A FOLHA fez contato com três empresas que atuam neste setor em Londrina – Uber, 99 e Maxim. Em nota, a Uber atribuiu a conjuntura ao aumento da procura por corridas, em virtude do relaxamento das medidas de isolamento social e do abrandamento da pandemia: “os usuários estão tendo que esperar mais tempo por uma viagem porque, especialmente nos horários de pico, há momentos em que há mais solicitações do que motoristas parceiros disponíveis para atendê-las. Com esse desequilíbrio temporário do mercado, também podem ocorrer com mais frequência tanto cancelamentos pelo usuário quanto recusa de viagens pelo motorista”. Por meio de sua assessoria, a empresa afirmou que tem por política não divulgar dados e estatísticas sobre o número de corridas feitas, de motoristas ativos e de lucros auferidos.

Já a Maxim, que está atuando na cidade desde abril de 2021, também sustentou a mesma política de não publicar números sobre lucros, corridas e quantidade de motoristas cadastrados. Contudo, a pedido da FOLHA, informou que a quantidade de solicitações no mês de dezembro foi 43,52% maior do que em outubro. O preço médio da viagem nos últimos três meses de 2021 oscilou entre R$ 11,92 e R$ 12,06 para os usuários do aplicativo.

Apesar dos contatos feitos através do canal para a imprensa, pelo serviço de 0800 e junto ao escritório de atendimento dos motoristas em Londrina, a 99 não respondeu até a conclusão desta reportagem.

Weygle Pereira, taxista há 19 anos, atende a região da Gleba e tem percebido um crescimento da clientela, principalmente de pessoas mais jovens
Weygle Pereira, taxista há 19 anos, atende a região da Gleba e tem percebido um crescimento da clientela, principalmente de pessoas mais jovens | Foto: Gustavo Carneiro

Seria a volta do vermelhinho?

Apesar da passagem de ônibus ter a tarifa reduzida e de grande parte das atividades já ter retornado presencialmente, o fluxo no transporte coletivo ainda é cerca de 60% do que havia em março de 2020. Segundo a CMTU (Companhia Municipal de Trânsito e Urbanismo de Londrina), a média diária de passageiros que usam o transporte coletivo na cidade hoje é de aproximadamente 33 mil pessoas em comparação aos 51mil londrinenses que utilizavam ônibus todos os dias antes da pandemia começar.

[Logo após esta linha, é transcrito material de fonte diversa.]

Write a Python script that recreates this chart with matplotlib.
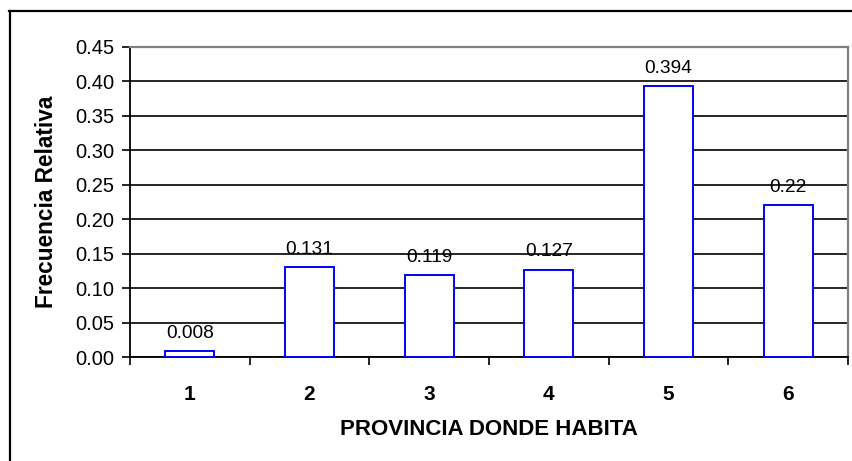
import matplotlib
matplotlib.use("Agg")
import matplotlib.pyplot as plt
from matplotlib.lines import Line2D
from matplotlib.ticker import FixedLocator, MultipleLocator

# data
provincias = ["1", "2", "3", "4", "5", "6"]
frecuencia = [0.008, 0.131, 0.119, 0.127, 0.394, 0.22]
etiquetas = ["0.008", "0.131", "0.119", "0.127", "0.394", "0.22"]

plt.rcParams["font.family"] = ["Liberation Sans", "DejaVu Sans"]

W, H = 853, 461
fig = plt.figure(figsize=(W / 100, H / 100), dpi=100)
fig.patch.set_facecolor("white")

# plot area in pixels: x 130..848, y 47..357
ax = fig.add_axes([130 / W, 1 - 357 / H, 718 / W, 310 / H])

pos = list(range(len(provincias)))
ax.bar(pos, frecuencia, width=0.41, facecolor="white", edgecolor="#0000ff",
       linewidth=1.4, zorder=3)
for x, v, lab in zip(pos, frecuencia, etiquetas):
    ax.annotate(lab, (x, v), xytext=(0, 6.5), textcoords="offset points",
                ha="center", va="bottom", fontsize=13.8, color="black",
                zorder=4)

ax.set_xlim(-0.5, len(provincias) - 0.5)
ax.set_ylim(0, 0.45)

ax.yaxis.set_major_locator(MultipleLocator(0.05))
ax.yaxis.set_major_formatter(lambda v, p: f"{v:.2f}")
ax.tick_params(axis="y", direction="out", length=6, width=1.2, pad=5,
               labelsize=14.5, colors="black")
ax.grid(axis="y", color="black", linewidth=1.2, zorder=1)

# ticks at category boundaries, labels centred between them
ax.xaxis.set_major_locator(FixedLocator([i - 0.5 for i in range(len(provincias) + 1)]))
ax.xaxis.set_major_formatter(lambda v, p: "")
ax.xaxis.set_minor_locator(FixedLocator(pos))
ax.set_xticks(pos, provincias, minor=True)
ax.tick_params(axis="x", which="major", direction="out", length=6, width=1.2)
ax.tick_params(axis="x", which="minor", length=0, pad=20, labelsize=15)
for t in ax.get_xticklabels(minor=True):
    t.set_fontweight("bold")

for side in ("left", "bottom"):
    ax.spines[side].set_color("black")
    ax.spines[side].set_linewidth(1.3)
for side in ("top", "right"):
    ax.spines[side].set_color("#808080")
    ax.spines[side].set_linewidth(1.6)
ax.set_axisbelow(True)

ax.set_xlabel("PROVINCIA DONDE HABITA", fontsize=16, fontweight="bold")
ax.xaxis.set_label_coords(0.5, -0.2)
ax.set_ylabel("Frecuencia Relativa", fontsize=16.3, fontweight="bold")
ax.yaxis.set_label_coords(-0.100, 0.5)

# outer chart frame (cut off at right and bottom in the reference)
fig.add_artist(Line2D([9.5 / W, 9.5 / W], [0, 1 - 11 / H], color="black",
                      linewidth=1.6, transform=fig.transFigure))
fig.add_artist(Line2D([9 / W, 1], [1 - 11.5 / H, 1 - 11.5 / H], color="black",
                      linewidth=1.6, transform=fig.transFigure))

fig.savefig("out.png", dpi=100, facecolor="white")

Uma das saídas que tem sido eleita é a volta para o táxi. Segundo Keity Rocha, taxista há 19 anos e presidente do Sindicato do setor, “quando os aplicativos de transporte chegaram, o táxi perdeu cerca de 70% do movimento. Na pandemia, chegou bem perto de zero, e nos últimos três meses aumentou entre 30 e 40%”.

A percepção de Rocha é confirmada pelos números. Segundo dados repassados à FOLHA, a Faixa Vermelha do Táxi fez 12.860 corridas em outubro de 2021, 14.789 em novembro e 18.102 em dezembro. Percentualmente, significa um aumento de 40,7% em três meses. Na Faixa Azul do Táxi, o aumento nesse mesmo período foi em torno de 50%.

Embora exista um aumento generalizado do fluxo de pessoas, um dos fatores que contribui para o uso mais frequente do taxi é a estabilidade do serviço. Weygle Pereira, taxista há 19 anos, atende a região da Gleba e tem percebido um crescimento da clientela, principalmente de pessoas mais jovens. “Teve gente que entrou no meu táxi e disse ‘meu, pedi cinco corridas e cancelaram, não quero mais isso não’”, pondera o motorista. Na avaliação de Pereira, os motoristas de aplicativo não estão resistindo ao aumento dos combustíveis: “eles viram que é inviável cobrar muito barato. O táxi ainda tem um valor justo, pelo qual dá para trabalhar”.